Dow Corning says it paid $39.7m to acquire the share of the new joint venture that it will hold with Timminco’s registered subsidiary Becancour Silicon which will called Quebec Silicone, as a means of ensuring the supply for all its silicone related products.
The transaction is expected to be completed at the end of September, and once confirmed it will allow Dow Corning a 49 percent share of the estimated 47,000 metric tons of silicon produced at the facility each year.
The deal also means that Timminco will own a majority 51 percent share in the business, allowing it to continue the overall management and day-to-day running of the business.
Building on existing working relationship
Timminco and Dow Corning have worked together for the sourcing of raw materials in the past, and this latest venture builds on that working relationship.
“This agreement will provide us with an efficient, sustainable, secure supply of high-quality, chemical grade silicone metal that is the corner stone of Dow Corning products,” said Dow Corning spokesperson Jarrod Erpelding.
As well as the construction, life sciences and automotive industries, Dow Corning is a major supplier of silicones to the personal care industry.

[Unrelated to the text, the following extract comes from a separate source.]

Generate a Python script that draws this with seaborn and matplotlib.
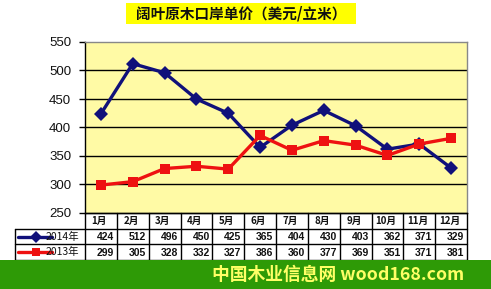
import matplotlib
matplotlib.use("Agg")
import matplotlib.pyplot as plt
import seaborn as sns
import pandas as pd
import numpy as np
from matplotlib.patches import Rectangle

months = ["1月", "2月", "3月", "4月", "5月", "6月", "7月", "8月", "9月", "10月", "11月", "12月"]
series_names = ["2014年", "2013年"]
values_2014 = [424, 512, 496, 450, 425, 365, 404, 430, 403, 362, 371, 329]
values_2013 = [299, 305, 328, 332, 327, 386, 360, 377, 369, 351, 371, 381]
yticks = [250, 300, 350, 400, 450, 500, 550]
title = "阔叶原木口岸单价（美元/立米）"
banner = "中国木业信息网 wood168.com"

sns.set_theme(style="white")
plt.rcParams['font.family'] = ['Noto Sans CJK SC', 'DejaVu Sans']

W, H = 491, 289
fig = plt.figure(figsize=(W / 100, H / 100), dpi=100)
fig.patch.set_facecolor("white")

def fx(px):
    return px / W

def fy(py):
    return 1 - py / H

L, R, T, B = 85, 467, 42, 213
ax = fig.add_axes([fx(L), fy(B), fx(R - L), fy(T) - fy(B)])
ax.set_facecolor("#fffaa5")

df = pd.DataFrame({
    "x": list(range(12)) * 2,
    "v": values_2014 + values_2013,
    "s": [series_names[0]] * 12 + [series_names[1]] * 12,
})
colors = {series_names[0]: "#10107a", series_names[1]: "#ee1111"}
sns.lineplot(data=df, x="x", y="v", hue="s", style="s", palette=colors,
             markers={series_names[0]: "D", series_names[1]: "s"}, dashes=False,
             linewidth=2.4, markersize=7, markeredgewidth=0, ax=ax, legend=False)

ax.set_xlim(-0.5, 11.5)
ax.set_ylim(250, 550)
ax.set_yticks(yticks)
ax.set_yticklabels([str(v) for v in yticks], fontsize=9.5, family="Liberation Sans", color="#111111")
ax.set_xticks([])
ax.set_xlabel("")
ax.set_ylabel("")
for y in yticks[1:-1]:
    ax.axhline(y, color="black", lw=1, zorder=0.5)
ax.tick_params(axis="y", length=4, width=1, color="black", pad=6, left=True, direction="out")
for sp in ["top", "right"]:
    ax.spines[sp].set_color("#888888")
    ax.spines[sp].set_linewidth(1)
ax.spines["left"].set_color("black")
ax.spines["left"].set_linewidth(1)
ax.spines["bottom"].set_color("black")
ax.spines["bottom"].set_linewidth(1)

# Table
TL, TB = 15, 260
unit = (R - L) / 12.0
axt = fig.add_axes([fx(TL), fy(TB), fx(R - TL), fy(B) - fy(TB)])
axt.set_xlim(-0.5 - (L - TL) / unit, 11.5)
axt.set_ylim(3, 0)
axt.axis("off")
lx0 = -0.5 - (L - TL) / unit
kw = dict(color="black", lw=1, clip_on=False)
axt.plot([-0.5, 11.5], [0, 0], **kw)
for r in [1, 2, 3]:
    axt.plot([lx0, 11.5], [r, r], **kw)
for i in range(13):
    axt.plot([i - 0.5, i - 0.5], [0, 3], **kw)
axt.plot([lx0, lx0], [1, 3], **kw)
for i, m in enumerate(months):
    axt.text(i - 0.05, 0.5, m, ha="center", va="center", fontsize=7, fontweight="bold", color="#111111")
for r, vals in enumerate([values_2014, values_2013]):
    for i, v in enumerate(vals):
        axt.text(i + 0.42, r + 1.55, str(v), ha="right", va="center", fontsize=7.5, color="#111111",
                 family="Liberation Sans", fontweight="bold")
    name = series_names[r]
    c = colors[name]
    xs = [lx0 + 0.1, lx0 + 1.15]
    axt.plot(xs, [r + 1.5, r + 1.5], color=c, lw=2.4, clip_on=False)
    axt.plot([np.mean(xs) + 0.05], [r + 1.5], marker="D" if r == 0 else "s", color=c,
             markersize=6, markeredgewidth=0, clip_on=False)
    axt.text(lx0 + 0.95, r + 1.5, name, ha="left", va="center", fontsize=7.5, color="#111111")

# Title
fig.patches.append(Rectangle((fx(126), fy(24)), fx(230), fy(3) - fy(24), transform=fig.transFigure,
                             facecolor="#ffff00", edgecolor="none"))
fig.text(fx(241), fy(13.5), title, ha="center", va="center", fontsize=10.5, fontweight="bold", color="#111111")

# Banner
fig.patches.append(Rectangle((0, 0), 1, fy(260), transform=fig.transFigure,
                             facecolor="#2e9a06", edgecolor="none"))
fig.text(fx(212), fy(274.5), banner, ha="left", va="center", fontsize=12.8, fontweight="bold", color="#ffff66")

fig.savefig("out.png", dpi=100)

Development of Dow Corning's Silicone portfolio
Last year Dow Corning launched its new Silicone Organic Elastomer Blends, which are said to provide performance-enhancing qualities and versatility for a wide variety of personal care formulations, building on an already extensive portfolio of silicones for personal care.

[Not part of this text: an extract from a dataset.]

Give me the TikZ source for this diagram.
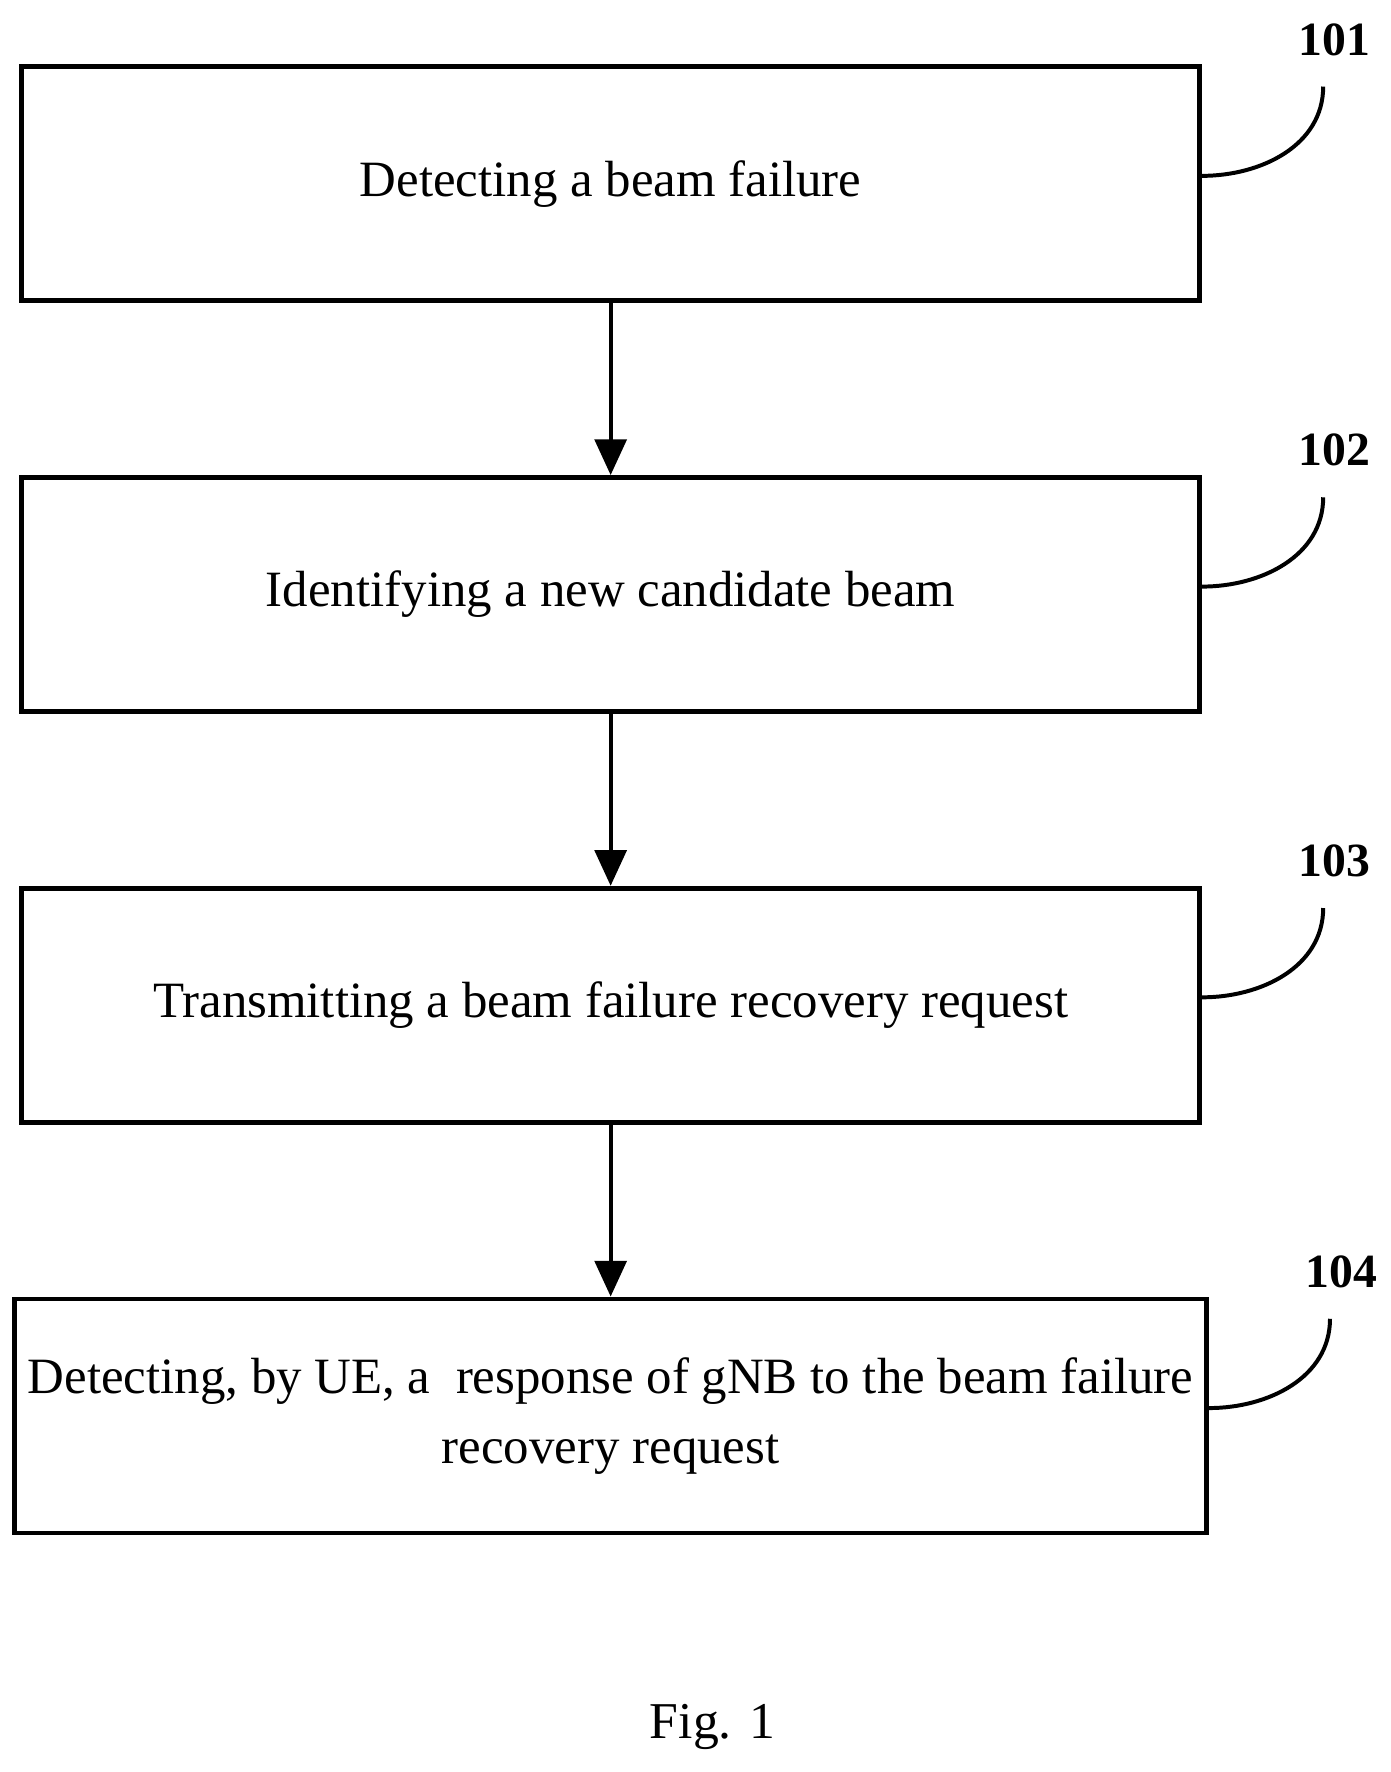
\documentclass[tikz,border=0pt]{standalone}
\usepackage{fontspec}
\setmainfont{Liberation Serif}
\usetikzlibrary{positioning,arrows.meta}
\begin{document}
\begin{tikzpicture}[
    stepbox/.style={draw, line width=1.2pt, minimum width=10.42cm, minimum height=2.07cm,
      align=center, font=\fontsize{12.8}{17.5}\selectfont},
    flow/.style={-{Triangle[length=9pt,width=8pt]}, line width=1pt},
    lbl/.style={font=\fontsize{12}{14}\selectfont\bfseries}
  ]
  \useasboundingbox (0,0) rectangle (12.3,-15.67);
  % steps
  \node[stepbox] (s1) at (5.40,-1.625) {Detecting a beam failure};
  \node[stepbox, below=1.52cm of s1] (s2) {Identifying a new candidate beam};
  \node[stepbox, below=1.52cm of s2] (s3) {Transmitting a beam failure recovery request};
  \node[stepbox, below=1.52cm of s3] (s4) {Detecting, by UE, a \ response of gNB to the beam failure\\recovery request};
  % arrows
  \draw[flow] (s1) -- (s2);
  \draw[flow] (s2) -- (s3);
  \draw[flow] (s3) -- (s4);
  % reference numbers
  \foreach \n/\s in {101/s1, 102/s2, 103/s3, 104/s4} {
    \node[lbl] (l\n) at ([xshift=1.17cm, yshift=0.22cm]\s.north east) {\n};
    \draw[line width=1pt] ([yshift=0.07cm]\s.east) to[out=0, in=-90] ([xshift=-0.1cm, yshift=-0.15cm]l\n.south);
  }
  \node[font=\fontsize{13}{15}\selectfont] (cap) at (6.3,-15.27) {Fig. 1};
\end{tikzpicture}
\end{document}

The market for silicones in the US cosmetics and toiletries segment is set to grow by 5.7 percent a year to $555m by 2014, according to the latest report from market research provider Freedonia.
Although the estimated figure is said to be a significant slow down in growth compared to previous years, interest in this category of ingredients is expected to be further driven by the fact that formulators continue to search for ways of increasing the functionality of personal care and cosmetic products.